Source code of charts:
==============================

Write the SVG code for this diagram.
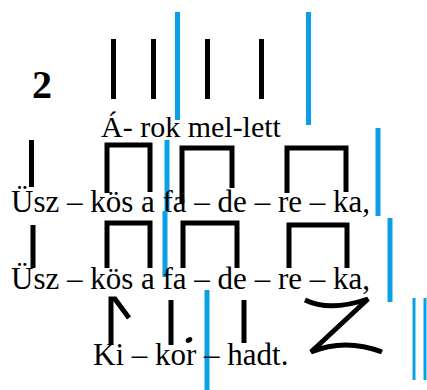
<svg xmlns="http://www.w3.org/2000/svg" width="427" height="390" viewBox="0 0 427 390">
<style>
.k{stroke:#000;stroke-width:5;fill:none;stroke-linejoin:miter;stroke-linecap:butt}
.b{stroke:#0aa0e6;stroke-width:5;fill:none}
.bt{stroke:#0aa0e6;stroke-width:3;fill:none}
.t{font-family:"Liberation Serif","Times New Roman",serif;font-size:31px;fill:#000}
.n{font-family:"Liberation Serif","Times New Roman",serif;font-size:40px;font-weight:bold;fill:#000}
</style>
<rect width="427" height="390" fill="#fff"/>
<g id="number"><text class="n" x="32" y="98">2</text></g>
<g id="row1">
<path class="k" d="M113.5,39V99M153.5,39V99M207.5,39V99M261.5,39V99"/>
<path class="b" d="M177.5,12V120M308.5,12V125"/>
<text class="t" x="101" y="137" style="font-size:30px">Á- rok mel-lett</text>
</g>
<g id="row2">
<path class="k" d="M31.5,140V187"/>
<path class="k" d="M107,193V145H150V192"/>
<path class="k" d="M182,203V148H232V188"/>
<path class="k" d="M287,193V148H346V192"/>
<path class="b" d="M167,140V211M378,128V216"/>
<text class="t" x="11" y="212">Üsz – kös a fa – de – re – ka,</text>
</g>
<g id="row3">
<path class="k" d="M33,225V268"/>
<path class="k" d="M107,268V223H150V268"/>
<path class="k" d="M183,268V223H237V268"/>
<path class="k" d="M289,268V225H347V268"/>
<path class="b" d="M165,211V277M390,218V302"/>
<text class="t" x="11" y="289">Üsz – kös a fa – de – re – ka,</text>
</g>
<g id="row4">
<path class="k" d="M111,345V299H115L129,318"/>
<path class="k" d="M171,300V345M244,300V343"/>
<ellipse cx="189" cy="340" rx="3.5" ry="2.5" transform="rotate(-30 189 340)" fill="#000"/>
<path class="k" stroke-width="6" d="M305,300Q330,312 368,299L311,352Q345,338 382,352"/>
<path class="b" d="M207,290V390"/>
<path class="bt" d="M414,298V380M425,298V380"/>
<text class="t" x="93" y="365">Ki – kor – hadt.</text>
</g>
</svg>
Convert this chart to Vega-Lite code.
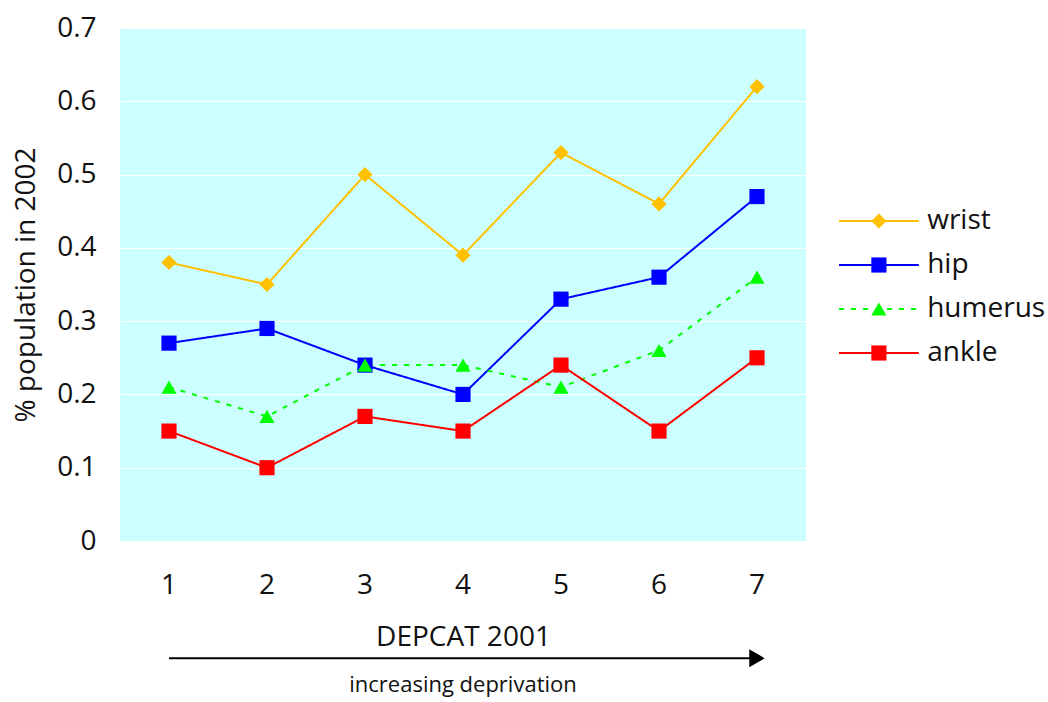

==============================

▶ _Given request_: Repeat the data in full and exactly. Omit pictures.

▶ _Finished answer_:
Write the SVG code for this diagram.
<svg xmlns="http://www.w3.org/2000/svg" width="427" height="390" viewBox="0 0 427 390">
<style>
.k{stroke:#000;stroke-width:5;fill:none;stroke-linejoin:miter;stroke-linecap:butt}
.b{stroke:#0aa0e6;stroke-width:5;fill:none}
.bt{stroke:#0aa0e6;stroke-width:3;fill:none}
.t{font-family:"Liberation Serif","Times New Roman",serif;font-size:31px;fill:#000}
.n{font-family:"Liberation Serif","Times New Roman",serif;font-size:40px;font-weight:bold;fill:#000}
</style>
<rect width="427" height="390" fill="#fff"/>
<g id="number"><text class="n" x="32" y="98">2</text></g>
<g id="row1">
<path class="k" d="M113.5,39V99M153.5,39V99M207.5,39V99M261.5,39V99"/>
<path class="b" d="M177.5,12V120M308.5,12V125"/>
<text class="t" x="101" y="137" style="font-size:30px">Á- rok mel-lett</text>
</g>
<g id="row2">
<path class="k" d="M31.5,140V187"/>
<path class="k" d="M107,193V145H150V192"/>
<path class="k" d="M182,203V148H232V188"/>
<path class="k" d="M287,193V148H346V192"/>
<path class="b" d="M167,140V211M378,128V216"/>
<text class="t" x="11" y="212">Üsz – kös a fa – de – re – ka,</text>
</g>
<g id="row3">
<path class="k" d="M33,225V268"/>
<path class="k" d="M107,268V223H150V268"/>
<path class="k" d="M183,268V223H237V268"/>
<path class="k" d="M289,268V225H347V268"/>
<path class="b" d="M165,211V277M390,218V302"/>
<text class="t" x="11" y="289">Üsz – kös a fa – de – re – ka,</text>
</g>
<g id="row4">
<path class="k" d="M111,345V299H115L129,318"/>
<path class="k" d="M171,300V345M244,300V343"/>
<ellipse cx="189" cy="340" rx="3.5" ry="2.5" transform="rotate(-30 189 340)" fill="#000"/>
<path class="k" stroke-width="6" d="M305,300Q330,312 368,299L311,352Q345,338 382,352"/>
<path class="b" d="M207,290V390"/>
<path class="bt" d="M414,298V380M425,298V380"/>
<text class="t" x="93" y="365">Ki – kor – hadt.</text>
</g>
</svg>
Convert this chart to Vega-Lite code.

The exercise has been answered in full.